**Given information:**
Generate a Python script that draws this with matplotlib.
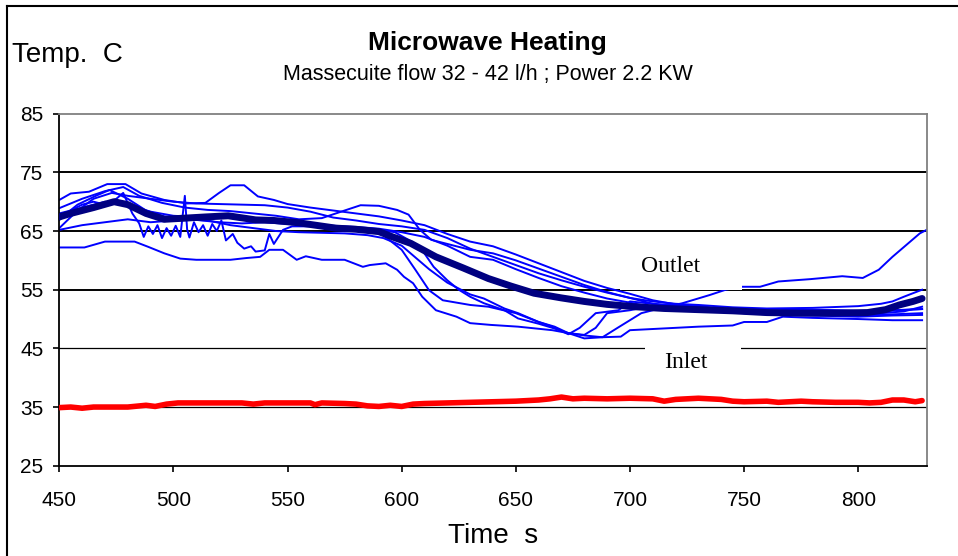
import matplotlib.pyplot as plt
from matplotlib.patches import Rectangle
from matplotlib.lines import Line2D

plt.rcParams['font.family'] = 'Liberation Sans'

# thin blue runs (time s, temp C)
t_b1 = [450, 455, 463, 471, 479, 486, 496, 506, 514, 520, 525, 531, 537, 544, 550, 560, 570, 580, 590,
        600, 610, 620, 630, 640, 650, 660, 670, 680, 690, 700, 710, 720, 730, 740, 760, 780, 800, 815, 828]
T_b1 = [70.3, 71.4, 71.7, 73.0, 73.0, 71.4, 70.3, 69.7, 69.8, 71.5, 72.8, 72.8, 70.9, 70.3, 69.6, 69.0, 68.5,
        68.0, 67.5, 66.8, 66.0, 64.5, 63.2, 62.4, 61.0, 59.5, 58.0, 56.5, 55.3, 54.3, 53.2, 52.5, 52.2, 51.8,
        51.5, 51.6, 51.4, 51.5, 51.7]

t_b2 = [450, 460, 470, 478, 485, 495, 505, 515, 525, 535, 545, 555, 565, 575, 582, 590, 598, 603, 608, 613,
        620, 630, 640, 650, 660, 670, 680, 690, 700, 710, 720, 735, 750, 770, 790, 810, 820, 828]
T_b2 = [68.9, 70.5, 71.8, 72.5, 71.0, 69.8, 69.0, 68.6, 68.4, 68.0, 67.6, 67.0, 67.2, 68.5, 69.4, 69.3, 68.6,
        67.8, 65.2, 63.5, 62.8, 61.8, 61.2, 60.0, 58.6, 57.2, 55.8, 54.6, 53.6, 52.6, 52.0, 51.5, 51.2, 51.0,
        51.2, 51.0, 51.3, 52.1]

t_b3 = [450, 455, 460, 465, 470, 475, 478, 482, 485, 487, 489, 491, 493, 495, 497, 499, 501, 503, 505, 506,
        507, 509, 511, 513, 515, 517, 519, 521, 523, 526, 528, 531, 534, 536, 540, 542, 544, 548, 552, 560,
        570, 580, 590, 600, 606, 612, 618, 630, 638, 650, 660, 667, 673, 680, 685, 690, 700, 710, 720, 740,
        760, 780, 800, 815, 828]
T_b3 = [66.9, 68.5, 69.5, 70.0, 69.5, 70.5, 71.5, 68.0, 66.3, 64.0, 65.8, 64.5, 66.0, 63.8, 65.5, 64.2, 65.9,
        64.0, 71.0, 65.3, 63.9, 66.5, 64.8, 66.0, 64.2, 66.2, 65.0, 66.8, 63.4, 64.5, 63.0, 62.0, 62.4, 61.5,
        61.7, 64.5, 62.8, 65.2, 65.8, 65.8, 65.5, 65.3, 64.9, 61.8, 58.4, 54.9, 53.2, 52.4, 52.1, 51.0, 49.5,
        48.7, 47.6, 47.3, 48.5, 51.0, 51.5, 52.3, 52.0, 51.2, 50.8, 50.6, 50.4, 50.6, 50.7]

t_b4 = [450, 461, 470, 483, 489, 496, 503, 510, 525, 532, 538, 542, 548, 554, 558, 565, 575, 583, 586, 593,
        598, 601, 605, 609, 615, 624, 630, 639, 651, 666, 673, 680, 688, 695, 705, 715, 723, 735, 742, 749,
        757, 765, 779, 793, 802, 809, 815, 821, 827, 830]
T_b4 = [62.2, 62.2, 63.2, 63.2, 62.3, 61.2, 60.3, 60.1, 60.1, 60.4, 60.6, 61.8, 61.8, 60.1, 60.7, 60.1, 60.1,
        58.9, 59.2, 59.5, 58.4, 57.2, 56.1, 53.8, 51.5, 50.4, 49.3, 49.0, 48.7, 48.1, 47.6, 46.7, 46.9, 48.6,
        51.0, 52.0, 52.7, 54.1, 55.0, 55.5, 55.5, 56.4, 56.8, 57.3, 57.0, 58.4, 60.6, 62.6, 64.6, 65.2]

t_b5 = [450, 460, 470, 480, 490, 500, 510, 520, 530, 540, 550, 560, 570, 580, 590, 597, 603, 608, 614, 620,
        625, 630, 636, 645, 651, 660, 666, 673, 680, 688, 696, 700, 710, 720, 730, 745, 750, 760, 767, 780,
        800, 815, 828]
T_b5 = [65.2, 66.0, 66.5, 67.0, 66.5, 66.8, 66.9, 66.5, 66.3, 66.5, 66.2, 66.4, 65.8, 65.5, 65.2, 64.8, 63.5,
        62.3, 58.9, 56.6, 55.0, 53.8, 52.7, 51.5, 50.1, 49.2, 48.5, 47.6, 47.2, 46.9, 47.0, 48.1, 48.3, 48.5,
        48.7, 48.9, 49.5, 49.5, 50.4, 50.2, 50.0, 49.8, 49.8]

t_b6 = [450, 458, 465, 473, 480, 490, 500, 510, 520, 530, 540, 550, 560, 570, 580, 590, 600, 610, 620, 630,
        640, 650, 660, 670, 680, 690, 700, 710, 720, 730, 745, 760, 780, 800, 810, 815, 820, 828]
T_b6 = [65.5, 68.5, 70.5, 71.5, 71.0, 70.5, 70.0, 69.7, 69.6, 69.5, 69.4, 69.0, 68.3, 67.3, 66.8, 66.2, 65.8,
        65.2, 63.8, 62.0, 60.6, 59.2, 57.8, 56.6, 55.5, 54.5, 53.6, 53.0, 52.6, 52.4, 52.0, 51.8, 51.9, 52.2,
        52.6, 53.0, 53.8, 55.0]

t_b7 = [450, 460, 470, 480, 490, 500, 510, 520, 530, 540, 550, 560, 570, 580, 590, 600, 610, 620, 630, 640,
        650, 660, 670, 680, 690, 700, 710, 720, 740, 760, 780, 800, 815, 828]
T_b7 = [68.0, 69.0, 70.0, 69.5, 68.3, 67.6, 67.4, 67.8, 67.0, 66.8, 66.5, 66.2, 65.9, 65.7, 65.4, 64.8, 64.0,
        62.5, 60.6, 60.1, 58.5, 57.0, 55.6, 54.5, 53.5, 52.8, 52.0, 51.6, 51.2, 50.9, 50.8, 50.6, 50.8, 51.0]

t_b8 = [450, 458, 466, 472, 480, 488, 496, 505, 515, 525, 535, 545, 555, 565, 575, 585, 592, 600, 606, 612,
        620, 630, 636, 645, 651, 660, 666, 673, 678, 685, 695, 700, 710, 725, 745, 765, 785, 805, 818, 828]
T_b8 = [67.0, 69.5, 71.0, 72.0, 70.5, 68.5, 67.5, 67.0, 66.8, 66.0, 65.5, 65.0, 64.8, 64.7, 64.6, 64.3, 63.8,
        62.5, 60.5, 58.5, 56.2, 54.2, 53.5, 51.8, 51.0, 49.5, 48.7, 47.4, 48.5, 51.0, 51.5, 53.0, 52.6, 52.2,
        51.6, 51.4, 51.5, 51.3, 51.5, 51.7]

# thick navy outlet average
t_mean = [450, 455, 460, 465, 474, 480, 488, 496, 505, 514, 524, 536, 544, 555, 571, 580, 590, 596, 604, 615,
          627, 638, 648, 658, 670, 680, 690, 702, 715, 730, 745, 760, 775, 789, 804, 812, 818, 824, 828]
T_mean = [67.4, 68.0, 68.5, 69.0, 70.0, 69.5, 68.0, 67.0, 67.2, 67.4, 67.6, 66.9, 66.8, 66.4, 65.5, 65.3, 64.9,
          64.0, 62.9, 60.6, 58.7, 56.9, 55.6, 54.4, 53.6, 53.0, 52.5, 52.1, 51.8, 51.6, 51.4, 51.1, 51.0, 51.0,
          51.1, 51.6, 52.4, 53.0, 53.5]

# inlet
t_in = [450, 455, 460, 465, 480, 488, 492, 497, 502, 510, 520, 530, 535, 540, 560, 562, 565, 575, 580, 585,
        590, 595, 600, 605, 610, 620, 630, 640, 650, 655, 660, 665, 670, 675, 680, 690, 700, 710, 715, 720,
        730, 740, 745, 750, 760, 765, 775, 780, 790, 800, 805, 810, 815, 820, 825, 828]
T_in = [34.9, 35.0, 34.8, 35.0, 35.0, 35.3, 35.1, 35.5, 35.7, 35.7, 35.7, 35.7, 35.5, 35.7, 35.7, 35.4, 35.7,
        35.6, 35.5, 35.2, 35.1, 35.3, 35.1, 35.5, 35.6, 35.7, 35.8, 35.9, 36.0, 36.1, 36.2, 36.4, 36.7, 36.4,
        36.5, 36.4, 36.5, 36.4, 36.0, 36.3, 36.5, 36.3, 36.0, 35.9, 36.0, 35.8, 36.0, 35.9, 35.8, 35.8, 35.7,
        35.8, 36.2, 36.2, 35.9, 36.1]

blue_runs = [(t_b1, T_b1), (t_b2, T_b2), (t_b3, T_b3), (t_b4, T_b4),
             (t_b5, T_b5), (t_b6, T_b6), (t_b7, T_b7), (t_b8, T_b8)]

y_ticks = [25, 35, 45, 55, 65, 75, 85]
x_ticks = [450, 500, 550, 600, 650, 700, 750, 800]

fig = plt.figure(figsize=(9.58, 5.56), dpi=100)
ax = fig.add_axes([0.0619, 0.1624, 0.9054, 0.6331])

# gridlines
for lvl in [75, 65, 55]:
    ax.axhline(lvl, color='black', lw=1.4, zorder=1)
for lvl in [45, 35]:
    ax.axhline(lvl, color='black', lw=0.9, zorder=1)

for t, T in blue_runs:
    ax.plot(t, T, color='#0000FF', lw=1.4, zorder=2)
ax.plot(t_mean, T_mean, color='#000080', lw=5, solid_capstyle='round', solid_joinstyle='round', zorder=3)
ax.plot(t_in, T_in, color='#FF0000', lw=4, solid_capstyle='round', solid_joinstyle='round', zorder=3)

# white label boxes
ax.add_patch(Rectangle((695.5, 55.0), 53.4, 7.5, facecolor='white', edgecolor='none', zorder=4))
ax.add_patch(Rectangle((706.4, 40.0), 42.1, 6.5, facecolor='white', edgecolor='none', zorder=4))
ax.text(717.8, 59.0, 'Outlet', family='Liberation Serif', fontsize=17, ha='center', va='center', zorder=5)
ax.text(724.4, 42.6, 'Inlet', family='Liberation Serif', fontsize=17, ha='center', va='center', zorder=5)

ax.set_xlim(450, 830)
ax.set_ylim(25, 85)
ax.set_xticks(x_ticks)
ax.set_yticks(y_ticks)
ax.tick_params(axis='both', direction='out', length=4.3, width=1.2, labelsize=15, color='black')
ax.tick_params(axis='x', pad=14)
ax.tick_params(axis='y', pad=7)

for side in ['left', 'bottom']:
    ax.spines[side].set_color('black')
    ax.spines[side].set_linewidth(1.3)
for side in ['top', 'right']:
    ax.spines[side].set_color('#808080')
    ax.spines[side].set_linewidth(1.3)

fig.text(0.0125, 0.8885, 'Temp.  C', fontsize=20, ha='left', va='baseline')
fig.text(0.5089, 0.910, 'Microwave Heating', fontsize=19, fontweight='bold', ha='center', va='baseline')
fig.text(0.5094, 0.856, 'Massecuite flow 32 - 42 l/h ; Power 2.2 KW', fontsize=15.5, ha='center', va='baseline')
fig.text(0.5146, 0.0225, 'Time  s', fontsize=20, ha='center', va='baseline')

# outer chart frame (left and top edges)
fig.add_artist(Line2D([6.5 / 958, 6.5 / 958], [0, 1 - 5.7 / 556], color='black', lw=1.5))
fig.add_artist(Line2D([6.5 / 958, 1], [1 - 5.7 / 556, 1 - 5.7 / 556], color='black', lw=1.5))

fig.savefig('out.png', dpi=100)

**What is being asked:** Starting with the first line of the data above and ending with the line containing "plt.rcParams['font.family'] = 'Liberation", please restate every line exactly, leaving images out.

**Output below:**
Generate a Python script that draws this with matplotlib.
import matplotlib.pyplot as plt
from matplotlib.patches import Rectangle
from matplotlib.lines import Line2D

plt.rcParams['font.family'] = 'Liberation Sans'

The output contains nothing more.